Go through the lines below. Copy those with "page".
:: Input ::
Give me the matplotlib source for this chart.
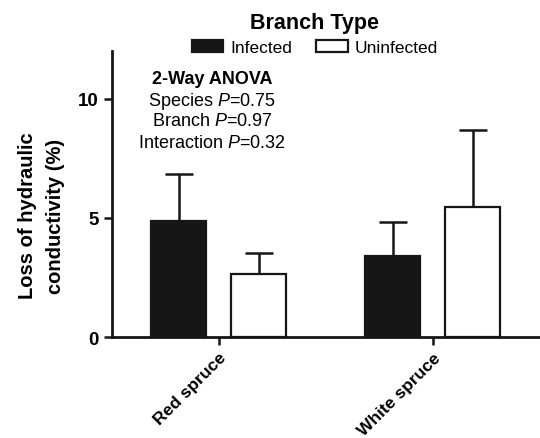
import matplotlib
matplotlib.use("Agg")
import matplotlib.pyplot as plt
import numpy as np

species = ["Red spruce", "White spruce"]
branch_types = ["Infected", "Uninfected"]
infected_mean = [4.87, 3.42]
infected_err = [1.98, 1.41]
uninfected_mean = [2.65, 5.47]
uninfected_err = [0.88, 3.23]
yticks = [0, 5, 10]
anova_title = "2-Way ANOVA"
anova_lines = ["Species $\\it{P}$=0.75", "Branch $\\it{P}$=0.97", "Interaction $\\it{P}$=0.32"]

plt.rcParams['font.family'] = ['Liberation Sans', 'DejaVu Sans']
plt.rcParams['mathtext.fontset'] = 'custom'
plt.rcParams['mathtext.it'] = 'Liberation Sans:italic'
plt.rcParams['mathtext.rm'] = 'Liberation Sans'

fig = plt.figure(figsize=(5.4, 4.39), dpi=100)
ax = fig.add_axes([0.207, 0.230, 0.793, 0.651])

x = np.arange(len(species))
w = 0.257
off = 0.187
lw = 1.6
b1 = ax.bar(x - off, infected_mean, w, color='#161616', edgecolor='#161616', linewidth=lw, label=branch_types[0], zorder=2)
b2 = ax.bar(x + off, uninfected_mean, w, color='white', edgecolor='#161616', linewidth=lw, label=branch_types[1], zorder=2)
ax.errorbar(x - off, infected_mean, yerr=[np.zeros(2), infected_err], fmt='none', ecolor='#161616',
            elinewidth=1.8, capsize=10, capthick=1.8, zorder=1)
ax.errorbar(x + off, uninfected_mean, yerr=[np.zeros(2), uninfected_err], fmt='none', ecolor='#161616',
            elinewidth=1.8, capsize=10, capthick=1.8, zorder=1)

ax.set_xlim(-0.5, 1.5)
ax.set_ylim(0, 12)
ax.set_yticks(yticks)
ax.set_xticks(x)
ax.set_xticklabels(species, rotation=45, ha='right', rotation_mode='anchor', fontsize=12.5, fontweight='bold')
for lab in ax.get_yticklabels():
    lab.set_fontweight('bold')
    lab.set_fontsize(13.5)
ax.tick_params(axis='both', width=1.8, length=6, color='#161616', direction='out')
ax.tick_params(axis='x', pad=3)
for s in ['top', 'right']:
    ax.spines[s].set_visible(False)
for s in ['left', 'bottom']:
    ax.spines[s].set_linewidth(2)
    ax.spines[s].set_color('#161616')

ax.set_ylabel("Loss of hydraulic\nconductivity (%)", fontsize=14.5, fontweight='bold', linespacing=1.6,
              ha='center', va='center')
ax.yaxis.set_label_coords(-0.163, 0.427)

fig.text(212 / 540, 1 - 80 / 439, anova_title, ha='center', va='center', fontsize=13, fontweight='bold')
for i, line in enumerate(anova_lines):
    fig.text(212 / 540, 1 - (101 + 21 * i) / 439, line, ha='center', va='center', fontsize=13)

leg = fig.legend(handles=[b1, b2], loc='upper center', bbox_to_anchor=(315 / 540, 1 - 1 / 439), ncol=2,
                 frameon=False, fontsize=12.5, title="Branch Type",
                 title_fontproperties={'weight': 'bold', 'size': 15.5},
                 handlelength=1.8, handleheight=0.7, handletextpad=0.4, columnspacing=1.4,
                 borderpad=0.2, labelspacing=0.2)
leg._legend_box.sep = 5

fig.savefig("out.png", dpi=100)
:::
:: Input ::
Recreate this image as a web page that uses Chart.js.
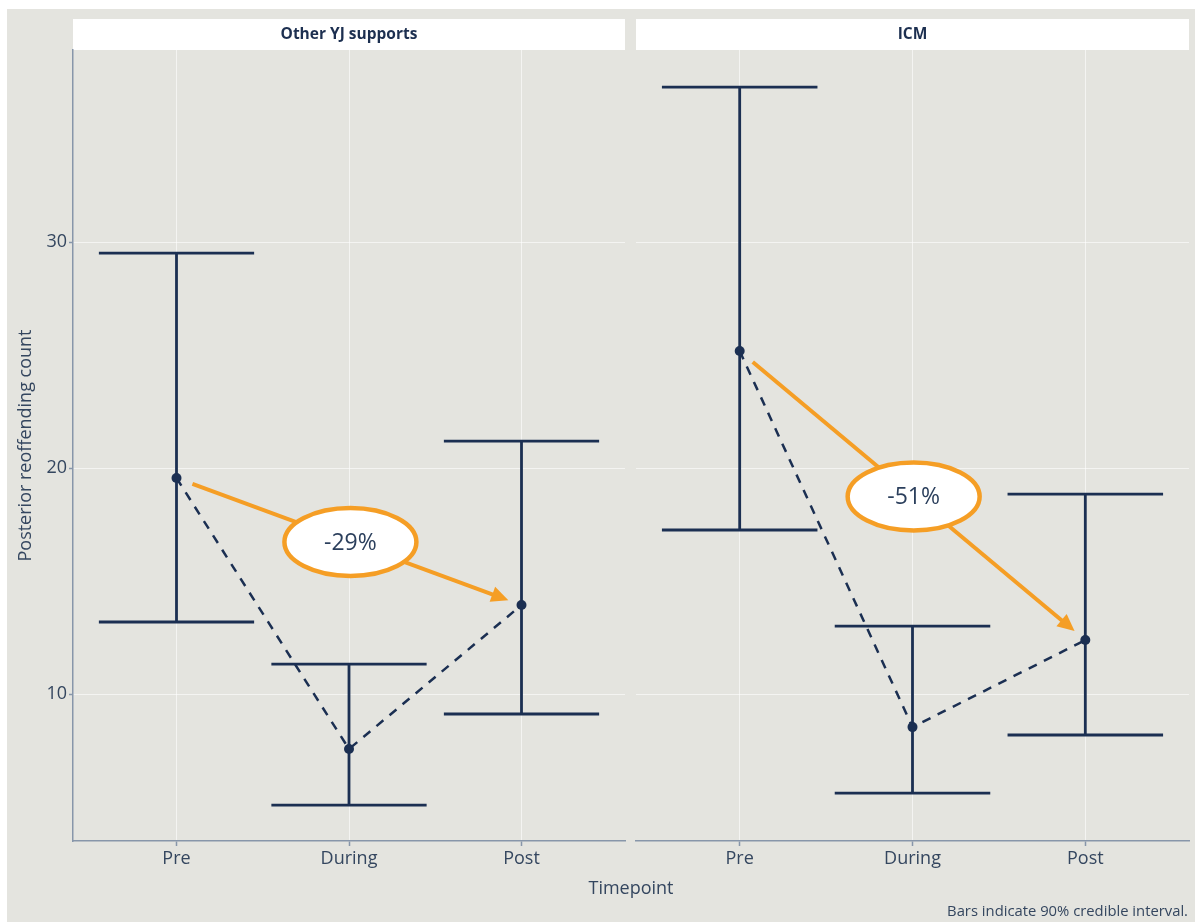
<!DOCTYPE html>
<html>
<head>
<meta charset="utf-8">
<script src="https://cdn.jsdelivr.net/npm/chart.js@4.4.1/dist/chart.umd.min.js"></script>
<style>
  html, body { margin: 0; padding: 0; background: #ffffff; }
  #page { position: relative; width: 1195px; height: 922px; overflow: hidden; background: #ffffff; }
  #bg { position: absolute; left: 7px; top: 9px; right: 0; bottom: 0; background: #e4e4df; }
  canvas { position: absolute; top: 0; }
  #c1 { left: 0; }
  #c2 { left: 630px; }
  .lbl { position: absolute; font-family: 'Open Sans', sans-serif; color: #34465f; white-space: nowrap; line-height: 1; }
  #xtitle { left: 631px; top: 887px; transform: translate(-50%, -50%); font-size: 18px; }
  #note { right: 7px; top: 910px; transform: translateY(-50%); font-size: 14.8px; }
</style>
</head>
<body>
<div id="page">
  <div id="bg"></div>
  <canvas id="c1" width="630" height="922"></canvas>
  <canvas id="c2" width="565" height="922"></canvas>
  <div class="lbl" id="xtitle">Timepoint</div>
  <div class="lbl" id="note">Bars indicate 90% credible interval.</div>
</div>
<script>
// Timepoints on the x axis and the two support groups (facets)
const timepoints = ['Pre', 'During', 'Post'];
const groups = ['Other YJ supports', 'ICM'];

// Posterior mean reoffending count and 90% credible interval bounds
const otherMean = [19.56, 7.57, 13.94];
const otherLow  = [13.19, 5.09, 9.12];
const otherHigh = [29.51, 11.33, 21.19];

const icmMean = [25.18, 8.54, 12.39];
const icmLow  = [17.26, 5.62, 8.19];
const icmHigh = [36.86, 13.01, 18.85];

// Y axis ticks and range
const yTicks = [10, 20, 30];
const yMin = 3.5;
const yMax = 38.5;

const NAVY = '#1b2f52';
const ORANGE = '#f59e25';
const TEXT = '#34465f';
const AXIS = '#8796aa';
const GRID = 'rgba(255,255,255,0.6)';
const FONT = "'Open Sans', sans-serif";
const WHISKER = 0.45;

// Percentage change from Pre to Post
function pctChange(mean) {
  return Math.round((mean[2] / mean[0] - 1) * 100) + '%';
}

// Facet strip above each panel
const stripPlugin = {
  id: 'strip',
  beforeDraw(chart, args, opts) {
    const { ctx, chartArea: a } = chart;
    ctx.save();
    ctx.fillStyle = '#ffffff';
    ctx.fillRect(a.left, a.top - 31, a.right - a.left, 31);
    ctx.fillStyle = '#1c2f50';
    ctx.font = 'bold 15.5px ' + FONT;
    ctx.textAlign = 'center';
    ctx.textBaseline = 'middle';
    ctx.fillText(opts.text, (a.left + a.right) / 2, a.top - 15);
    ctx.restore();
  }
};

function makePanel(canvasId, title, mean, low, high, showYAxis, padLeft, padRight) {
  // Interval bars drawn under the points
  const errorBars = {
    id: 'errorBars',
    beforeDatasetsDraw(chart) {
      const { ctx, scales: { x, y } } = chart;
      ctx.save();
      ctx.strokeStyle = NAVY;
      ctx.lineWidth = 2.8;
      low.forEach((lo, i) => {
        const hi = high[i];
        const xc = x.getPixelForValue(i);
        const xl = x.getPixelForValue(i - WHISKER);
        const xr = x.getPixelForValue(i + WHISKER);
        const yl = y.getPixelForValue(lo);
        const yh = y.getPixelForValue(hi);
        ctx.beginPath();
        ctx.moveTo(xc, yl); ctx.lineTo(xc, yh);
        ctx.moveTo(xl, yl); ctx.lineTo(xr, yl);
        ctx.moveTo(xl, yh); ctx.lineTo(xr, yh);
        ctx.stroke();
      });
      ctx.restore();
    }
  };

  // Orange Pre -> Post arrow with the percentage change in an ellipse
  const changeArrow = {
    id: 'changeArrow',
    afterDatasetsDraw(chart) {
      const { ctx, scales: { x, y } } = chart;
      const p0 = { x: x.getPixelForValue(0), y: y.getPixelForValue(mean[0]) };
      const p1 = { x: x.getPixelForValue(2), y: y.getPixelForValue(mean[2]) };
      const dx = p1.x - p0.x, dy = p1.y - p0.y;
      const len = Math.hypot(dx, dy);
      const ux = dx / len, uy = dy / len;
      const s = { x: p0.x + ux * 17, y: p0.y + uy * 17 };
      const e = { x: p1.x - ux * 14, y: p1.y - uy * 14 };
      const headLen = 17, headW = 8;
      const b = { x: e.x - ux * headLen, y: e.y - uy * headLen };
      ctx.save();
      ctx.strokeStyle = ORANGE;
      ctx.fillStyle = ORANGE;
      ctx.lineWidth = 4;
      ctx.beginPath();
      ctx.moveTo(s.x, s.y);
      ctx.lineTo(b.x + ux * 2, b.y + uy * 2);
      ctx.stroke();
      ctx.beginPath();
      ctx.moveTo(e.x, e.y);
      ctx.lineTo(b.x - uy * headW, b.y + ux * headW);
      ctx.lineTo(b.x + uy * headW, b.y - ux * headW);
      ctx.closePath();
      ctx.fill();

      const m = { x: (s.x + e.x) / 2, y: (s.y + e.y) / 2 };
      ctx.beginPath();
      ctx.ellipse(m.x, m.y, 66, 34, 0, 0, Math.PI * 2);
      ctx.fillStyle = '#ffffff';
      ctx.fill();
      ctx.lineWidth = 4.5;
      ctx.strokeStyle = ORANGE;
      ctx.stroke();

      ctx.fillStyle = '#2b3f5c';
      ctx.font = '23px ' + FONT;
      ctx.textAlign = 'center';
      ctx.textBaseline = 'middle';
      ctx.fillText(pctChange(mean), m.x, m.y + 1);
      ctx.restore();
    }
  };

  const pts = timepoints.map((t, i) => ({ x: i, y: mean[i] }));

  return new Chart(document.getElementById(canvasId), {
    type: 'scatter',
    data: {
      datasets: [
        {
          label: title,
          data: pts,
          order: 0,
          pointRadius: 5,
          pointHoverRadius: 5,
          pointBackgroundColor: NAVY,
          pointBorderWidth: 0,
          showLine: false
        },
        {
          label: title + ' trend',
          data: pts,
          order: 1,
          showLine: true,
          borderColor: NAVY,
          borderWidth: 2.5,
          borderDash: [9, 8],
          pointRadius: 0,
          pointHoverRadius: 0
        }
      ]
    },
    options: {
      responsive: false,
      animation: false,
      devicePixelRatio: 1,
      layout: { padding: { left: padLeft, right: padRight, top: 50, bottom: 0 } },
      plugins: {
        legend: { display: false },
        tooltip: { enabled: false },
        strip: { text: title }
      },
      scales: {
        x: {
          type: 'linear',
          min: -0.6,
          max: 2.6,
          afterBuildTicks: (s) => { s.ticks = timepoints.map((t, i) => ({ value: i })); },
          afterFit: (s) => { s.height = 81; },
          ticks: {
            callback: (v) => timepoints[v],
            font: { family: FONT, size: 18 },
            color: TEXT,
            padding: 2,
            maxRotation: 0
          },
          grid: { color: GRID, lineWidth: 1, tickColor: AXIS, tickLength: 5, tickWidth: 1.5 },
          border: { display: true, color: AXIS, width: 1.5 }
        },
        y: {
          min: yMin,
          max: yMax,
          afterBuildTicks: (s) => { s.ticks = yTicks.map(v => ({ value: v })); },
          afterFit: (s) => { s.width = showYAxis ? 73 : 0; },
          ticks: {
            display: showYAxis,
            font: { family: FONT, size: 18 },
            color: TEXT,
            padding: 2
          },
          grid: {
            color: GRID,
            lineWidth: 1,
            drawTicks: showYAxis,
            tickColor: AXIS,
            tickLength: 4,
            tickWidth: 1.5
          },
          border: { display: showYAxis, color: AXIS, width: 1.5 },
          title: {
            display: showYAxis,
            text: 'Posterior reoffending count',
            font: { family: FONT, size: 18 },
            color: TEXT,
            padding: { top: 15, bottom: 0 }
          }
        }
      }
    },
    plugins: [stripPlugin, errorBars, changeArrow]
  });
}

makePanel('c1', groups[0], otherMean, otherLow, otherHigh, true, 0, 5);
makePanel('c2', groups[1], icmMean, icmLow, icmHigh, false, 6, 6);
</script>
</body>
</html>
:::
:: Input ::
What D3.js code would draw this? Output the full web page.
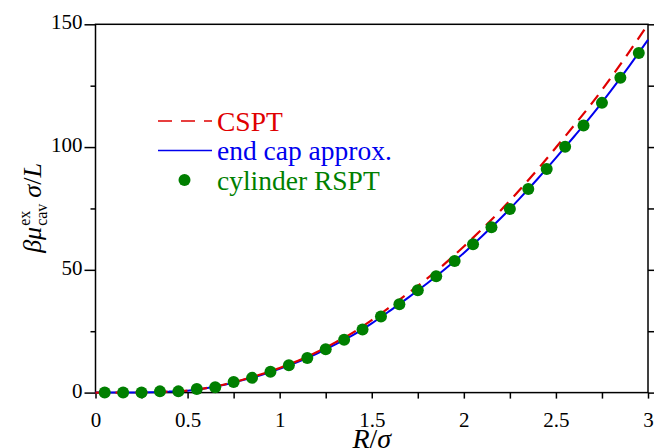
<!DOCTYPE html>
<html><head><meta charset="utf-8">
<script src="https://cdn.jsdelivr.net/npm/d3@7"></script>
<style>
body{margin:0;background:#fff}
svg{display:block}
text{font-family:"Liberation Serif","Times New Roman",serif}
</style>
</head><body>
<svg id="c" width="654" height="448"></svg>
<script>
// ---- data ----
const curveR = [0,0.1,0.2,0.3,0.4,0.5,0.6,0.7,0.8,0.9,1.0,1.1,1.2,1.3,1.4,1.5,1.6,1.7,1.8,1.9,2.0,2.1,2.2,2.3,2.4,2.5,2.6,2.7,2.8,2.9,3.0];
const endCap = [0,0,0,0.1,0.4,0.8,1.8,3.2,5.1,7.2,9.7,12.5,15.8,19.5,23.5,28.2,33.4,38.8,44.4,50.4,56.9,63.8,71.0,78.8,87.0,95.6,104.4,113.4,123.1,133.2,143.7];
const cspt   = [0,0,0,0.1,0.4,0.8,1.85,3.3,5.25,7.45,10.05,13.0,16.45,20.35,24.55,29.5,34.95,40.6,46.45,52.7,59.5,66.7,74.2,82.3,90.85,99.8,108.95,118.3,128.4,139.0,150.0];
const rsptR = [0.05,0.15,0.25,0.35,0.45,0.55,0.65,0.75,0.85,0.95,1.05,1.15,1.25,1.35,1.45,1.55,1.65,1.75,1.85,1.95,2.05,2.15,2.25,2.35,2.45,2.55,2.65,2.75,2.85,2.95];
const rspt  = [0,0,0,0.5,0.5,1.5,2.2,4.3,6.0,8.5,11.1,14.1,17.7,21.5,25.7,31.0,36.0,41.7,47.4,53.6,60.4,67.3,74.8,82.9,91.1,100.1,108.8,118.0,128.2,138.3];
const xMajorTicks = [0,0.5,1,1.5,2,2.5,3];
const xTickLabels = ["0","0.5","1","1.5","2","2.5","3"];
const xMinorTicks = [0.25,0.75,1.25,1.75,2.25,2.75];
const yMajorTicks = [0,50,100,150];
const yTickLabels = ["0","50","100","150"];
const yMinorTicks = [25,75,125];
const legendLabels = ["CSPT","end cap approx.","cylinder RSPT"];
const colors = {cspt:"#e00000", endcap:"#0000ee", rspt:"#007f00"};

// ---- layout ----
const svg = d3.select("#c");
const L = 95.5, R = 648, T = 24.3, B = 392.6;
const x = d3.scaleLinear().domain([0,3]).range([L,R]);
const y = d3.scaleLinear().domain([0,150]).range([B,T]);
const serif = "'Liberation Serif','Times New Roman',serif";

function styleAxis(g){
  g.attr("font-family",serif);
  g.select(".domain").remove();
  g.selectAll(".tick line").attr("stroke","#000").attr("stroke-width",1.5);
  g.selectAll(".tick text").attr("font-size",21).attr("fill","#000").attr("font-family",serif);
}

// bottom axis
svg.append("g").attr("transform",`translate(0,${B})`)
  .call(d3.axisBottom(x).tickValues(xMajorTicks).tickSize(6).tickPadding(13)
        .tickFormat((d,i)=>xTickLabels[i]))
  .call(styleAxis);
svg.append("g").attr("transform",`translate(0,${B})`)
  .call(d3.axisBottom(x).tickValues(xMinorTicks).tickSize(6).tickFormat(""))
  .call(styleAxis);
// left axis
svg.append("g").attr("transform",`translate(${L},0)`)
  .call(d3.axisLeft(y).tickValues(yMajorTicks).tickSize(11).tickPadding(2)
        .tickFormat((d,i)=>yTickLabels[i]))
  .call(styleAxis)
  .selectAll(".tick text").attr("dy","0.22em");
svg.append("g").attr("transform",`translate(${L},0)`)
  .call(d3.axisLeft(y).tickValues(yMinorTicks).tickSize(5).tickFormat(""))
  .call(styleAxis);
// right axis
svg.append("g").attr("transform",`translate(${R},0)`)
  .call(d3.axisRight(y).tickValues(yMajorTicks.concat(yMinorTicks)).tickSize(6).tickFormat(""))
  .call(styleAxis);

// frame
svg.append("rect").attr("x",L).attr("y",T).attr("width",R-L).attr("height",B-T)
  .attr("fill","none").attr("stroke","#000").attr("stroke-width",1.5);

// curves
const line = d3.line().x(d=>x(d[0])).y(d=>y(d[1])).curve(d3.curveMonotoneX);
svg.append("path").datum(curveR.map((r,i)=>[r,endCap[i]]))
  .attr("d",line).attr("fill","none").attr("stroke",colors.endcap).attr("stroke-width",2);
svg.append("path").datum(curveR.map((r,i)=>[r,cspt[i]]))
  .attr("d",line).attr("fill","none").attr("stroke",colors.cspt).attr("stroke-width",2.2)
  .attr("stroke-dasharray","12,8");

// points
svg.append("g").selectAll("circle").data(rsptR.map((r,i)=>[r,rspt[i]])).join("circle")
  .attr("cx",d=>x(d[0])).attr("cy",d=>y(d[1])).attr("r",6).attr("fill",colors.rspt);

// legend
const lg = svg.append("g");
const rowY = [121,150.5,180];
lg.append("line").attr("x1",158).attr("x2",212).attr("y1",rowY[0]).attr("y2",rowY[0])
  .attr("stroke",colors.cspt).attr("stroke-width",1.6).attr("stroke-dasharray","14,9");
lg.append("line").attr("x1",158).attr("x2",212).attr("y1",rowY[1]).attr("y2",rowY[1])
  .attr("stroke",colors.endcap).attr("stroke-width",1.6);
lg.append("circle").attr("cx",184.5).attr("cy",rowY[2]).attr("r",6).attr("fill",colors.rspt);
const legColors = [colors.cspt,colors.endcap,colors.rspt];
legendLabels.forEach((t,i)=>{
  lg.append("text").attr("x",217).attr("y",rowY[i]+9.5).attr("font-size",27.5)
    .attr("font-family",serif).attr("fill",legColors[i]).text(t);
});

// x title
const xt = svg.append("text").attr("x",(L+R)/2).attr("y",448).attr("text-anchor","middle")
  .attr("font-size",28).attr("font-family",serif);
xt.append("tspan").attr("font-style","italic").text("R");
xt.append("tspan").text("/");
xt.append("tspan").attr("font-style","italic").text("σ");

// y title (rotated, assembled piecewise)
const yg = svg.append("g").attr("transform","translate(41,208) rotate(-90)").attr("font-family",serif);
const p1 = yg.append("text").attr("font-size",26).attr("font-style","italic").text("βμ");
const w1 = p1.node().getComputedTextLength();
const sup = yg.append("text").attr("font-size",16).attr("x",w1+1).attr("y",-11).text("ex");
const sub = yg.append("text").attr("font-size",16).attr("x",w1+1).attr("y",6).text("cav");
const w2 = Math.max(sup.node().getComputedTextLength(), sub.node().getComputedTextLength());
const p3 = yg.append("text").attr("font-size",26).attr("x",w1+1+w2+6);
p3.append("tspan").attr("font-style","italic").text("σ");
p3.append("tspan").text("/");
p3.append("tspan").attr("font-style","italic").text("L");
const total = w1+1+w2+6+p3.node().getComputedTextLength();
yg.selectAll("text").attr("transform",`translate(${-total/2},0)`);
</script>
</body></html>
:::
**Solution below:**
Recreate this image as a web page that uses Chart.js.
  #page { position: relative; width: 1195px; height: 922px; overflow: hidden; background: #ffffff; }
<div id="page">
What D3.js code would draw this? Output the full web page.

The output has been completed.